_Records supplied_
_ _ _ _

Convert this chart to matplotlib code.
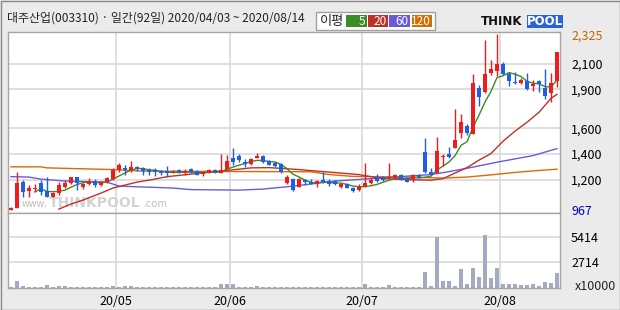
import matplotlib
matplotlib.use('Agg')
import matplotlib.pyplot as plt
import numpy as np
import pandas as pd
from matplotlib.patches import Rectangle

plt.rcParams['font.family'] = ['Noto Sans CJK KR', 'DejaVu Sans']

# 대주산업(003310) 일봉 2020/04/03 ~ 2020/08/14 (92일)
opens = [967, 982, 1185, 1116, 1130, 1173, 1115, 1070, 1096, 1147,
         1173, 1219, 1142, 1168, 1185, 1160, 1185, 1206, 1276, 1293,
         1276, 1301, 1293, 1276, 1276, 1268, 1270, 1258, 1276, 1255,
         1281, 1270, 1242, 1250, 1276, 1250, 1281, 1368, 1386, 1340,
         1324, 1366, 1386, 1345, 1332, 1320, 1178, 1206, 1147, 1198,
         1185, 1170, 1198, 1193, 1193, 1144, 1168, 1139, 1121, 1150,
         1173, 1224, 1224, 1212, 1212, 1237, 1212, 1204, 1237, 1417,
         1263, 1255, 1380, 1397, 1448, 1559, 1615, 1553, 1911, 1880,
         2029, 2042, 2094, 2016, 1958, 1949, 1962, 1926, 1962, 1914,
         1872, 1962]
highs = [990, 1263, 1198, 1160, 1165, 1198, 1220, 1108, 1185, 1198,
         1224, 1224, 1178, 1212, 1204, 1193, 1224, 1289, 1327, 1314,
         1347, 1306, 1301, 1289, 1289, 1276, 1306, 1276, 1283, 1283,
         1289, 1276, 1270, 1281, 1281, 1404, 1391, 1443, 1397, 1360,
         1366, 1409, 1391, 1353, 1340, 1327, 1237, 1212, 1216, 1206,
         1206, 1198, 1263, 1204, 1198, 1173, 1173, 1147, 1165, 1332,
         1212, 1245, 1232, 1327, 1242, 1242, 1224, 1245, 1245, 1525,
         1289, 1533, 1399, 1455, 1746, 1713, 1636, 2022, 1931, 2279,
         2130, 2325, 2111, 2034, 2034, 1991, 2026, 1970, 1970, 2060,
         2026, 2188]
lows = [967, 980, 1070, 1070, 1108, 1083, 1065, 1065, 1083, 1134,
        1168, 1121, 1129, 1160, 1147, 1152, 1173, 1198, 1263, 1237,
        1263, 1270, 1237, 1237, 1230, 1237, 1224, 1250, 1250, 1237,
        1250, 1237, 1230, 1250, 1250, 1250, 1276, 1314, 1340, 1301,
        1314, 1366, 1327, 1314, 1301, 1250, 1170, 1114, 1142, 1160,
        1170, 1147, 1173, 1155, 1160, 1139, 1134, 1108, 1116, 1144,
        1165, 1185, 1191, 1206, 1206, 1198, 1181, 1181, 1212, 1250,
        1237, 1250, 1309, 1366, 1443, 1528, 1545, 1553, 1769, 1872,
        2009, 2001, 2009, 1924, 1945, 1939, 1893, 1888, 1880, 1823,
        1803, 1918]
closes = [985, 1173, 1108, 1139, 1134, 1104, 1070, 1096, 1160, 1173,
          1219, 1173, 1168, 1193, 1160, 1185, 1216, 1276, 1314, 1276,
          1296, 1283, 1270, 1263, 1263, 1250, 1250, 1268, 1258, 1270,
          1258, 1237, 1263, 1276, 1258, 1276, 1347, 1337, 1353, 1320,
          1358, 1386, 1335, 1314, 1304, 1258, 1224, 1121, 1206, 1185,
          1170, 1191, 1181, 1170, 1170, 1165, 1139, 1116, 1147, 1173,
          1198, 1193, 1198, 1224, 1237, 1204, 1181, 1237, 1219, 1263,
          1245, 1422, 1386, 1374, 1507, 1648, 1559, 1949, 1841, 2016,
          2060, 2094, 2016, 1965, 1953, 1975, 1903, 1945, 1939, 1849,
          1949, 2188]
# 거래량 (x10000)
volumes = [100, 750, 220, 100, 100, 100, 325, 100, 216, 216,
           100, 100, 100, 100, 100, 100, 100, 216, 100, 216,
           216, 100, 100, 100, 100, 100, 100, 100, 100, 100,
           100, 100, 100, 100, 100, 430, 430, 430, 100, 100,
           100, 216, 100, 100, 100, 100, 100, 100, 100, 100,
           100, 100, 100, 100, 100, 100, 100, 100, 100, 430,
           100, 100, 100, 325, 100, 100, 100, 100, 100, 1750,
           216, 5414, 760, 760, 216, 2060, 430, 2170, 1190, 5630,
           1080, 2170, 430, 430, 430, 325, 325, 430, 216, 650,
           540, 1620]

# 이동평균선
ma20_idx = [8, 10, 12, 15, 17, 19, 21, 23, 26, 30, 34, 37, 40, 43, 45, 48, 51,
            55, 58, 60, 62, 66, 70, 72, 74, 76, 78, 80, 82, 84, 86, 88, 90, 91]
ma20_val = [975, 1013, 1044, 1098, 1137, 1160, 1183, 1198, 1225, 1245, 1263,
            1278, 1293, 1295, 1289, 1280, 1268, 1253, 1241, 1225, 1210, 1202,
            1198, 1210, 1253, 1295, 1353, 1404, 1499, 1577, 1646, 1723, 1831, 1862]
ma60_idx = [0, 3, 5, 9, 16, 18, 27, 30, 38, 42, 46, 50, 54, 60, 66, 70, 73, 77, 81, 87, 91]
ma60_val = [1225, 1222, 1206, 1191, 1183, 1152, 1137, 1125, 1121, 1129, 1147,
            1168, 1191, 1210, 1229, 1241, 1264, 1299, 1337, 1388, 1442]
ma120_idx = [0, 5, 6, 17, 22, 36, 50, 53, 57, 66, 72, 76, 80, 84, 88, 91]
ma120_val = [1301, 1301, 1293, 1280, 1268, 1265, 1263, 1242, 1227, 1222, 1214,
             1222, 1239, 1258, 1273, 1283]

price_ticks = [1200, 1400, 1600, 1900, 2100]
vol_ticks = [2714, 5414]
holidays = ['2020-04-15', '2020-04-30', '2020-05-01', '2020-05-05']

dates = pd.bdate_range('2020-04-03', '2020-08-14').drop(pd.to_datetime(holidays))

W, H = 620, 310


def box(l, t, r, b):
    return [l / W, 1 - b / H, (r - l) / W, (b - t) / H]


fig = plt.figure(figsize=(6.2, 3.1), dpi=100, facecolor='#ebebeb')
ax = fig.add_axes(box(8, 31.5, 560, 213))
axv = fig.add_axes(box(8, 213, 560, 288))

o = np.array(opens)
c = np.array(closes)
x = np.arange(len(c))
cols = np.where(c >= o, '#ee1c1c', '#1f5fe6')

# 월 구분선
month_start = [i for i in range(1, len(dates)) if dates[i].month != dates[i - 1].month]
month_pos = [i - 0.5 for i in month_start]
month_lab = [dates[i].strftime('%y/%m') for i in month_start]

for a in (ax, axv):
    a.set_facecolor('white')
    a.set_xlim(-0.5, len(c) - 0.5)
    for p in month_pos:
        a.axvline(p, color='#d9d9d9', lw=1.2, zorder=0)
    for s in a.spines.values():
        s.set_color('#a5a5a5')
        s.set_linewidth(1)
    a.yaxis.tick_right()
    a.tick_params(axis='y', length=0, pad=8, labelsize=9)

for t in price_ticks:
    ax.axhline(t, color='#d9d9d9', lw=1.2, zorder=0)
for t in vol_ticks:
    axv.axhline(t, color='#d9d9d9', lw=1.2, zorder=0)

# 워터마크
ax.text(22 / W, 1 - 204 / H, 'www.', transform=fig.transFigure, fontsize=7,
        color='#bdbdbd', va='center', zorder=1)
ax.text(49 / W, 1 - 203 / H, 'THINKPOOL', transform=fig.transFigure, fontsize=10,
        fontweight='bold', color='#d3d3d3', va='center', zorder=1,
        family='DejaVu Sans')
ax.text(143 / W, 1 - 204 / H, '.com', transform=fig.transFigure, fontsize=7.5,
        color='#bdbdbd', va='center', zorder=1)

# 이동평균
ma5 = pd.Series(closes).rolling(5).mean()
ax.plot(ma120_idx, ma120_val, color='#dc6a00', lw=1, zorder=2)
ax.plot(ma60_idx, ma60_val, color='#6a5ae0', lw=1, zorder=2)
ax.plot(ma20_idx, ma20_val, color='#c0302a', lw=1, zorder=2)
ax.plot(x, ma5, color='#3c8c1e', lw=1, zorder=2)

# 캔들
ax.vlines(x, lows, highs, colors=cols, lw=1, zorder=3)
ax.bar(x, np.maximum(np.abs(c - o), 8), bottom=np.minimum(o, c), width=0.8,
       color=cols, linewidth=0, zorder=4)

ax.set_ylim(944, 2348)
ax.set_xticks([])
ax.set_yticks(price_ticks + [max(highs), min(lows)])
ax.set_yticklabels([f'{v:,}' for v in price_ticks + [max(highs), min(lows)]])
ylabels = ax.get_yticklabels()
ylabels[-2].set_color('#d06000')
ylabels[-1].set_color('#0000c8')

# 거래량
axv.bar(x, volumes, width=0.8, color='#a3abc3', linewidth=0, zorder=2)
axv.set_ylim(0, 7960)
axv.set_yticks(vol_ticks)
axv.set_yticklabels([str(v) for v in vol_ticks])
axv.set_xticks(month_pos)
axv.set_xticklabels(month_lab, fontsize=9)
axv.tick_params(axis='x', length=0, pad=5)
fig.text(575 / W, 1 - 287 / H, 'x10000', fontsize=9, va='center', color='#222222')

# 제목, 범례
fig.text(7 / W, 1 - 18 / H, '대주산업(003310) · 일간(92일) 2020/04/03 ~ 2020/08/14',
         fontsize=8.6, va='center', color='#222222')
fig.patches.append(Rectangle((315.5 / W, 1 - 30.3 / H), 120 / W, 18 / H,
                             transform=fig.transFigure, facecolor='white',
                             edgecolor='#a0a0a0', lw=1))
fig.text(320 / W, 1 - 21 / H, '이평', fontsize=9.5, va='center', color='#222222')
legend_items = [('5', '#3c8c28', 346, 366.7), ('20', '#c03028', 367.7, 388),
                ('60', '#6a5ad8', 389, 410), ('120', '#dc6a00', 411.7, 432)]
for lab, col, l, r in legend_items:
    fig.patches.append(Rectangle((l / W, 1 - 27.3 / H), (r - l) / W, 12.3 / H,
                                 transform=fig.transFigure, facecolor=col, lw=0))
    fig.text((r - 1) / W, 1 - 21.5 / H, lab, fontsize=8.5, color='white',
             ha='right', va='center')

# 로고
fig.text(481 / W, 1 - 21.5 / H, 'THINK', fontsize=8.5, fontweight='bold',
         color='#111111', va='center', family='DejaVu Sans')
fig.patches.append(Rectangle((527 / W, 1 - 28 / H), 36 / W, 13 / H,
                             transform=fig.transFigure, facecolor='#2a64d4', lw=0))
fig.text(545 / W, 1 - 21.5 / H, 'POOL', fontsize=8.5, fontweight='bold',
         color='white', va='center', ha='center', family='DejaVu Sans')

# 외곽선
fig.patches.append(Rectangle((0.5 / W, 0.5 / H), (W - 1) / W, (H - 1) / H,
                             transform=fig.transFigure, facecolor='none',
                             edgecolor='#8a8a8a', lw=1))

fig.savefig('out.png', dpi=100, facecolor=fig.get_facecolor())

_ _ _ _

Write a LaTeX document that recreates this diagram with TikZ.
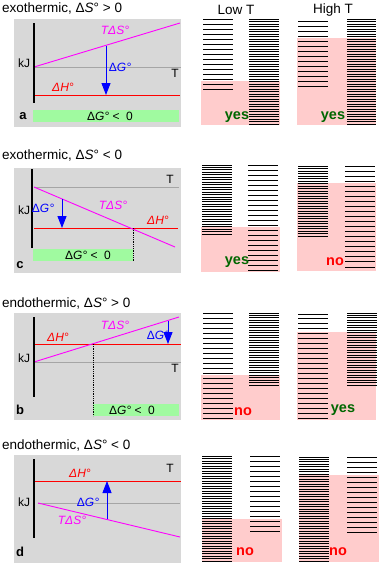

_ _ _ _

_Exercise details_
Pull out every line in the data above that has the word "this".

_Final result_
Convert this chart to matplotlib code.
Write a LaTeX document that recreates this diagram with TikZ.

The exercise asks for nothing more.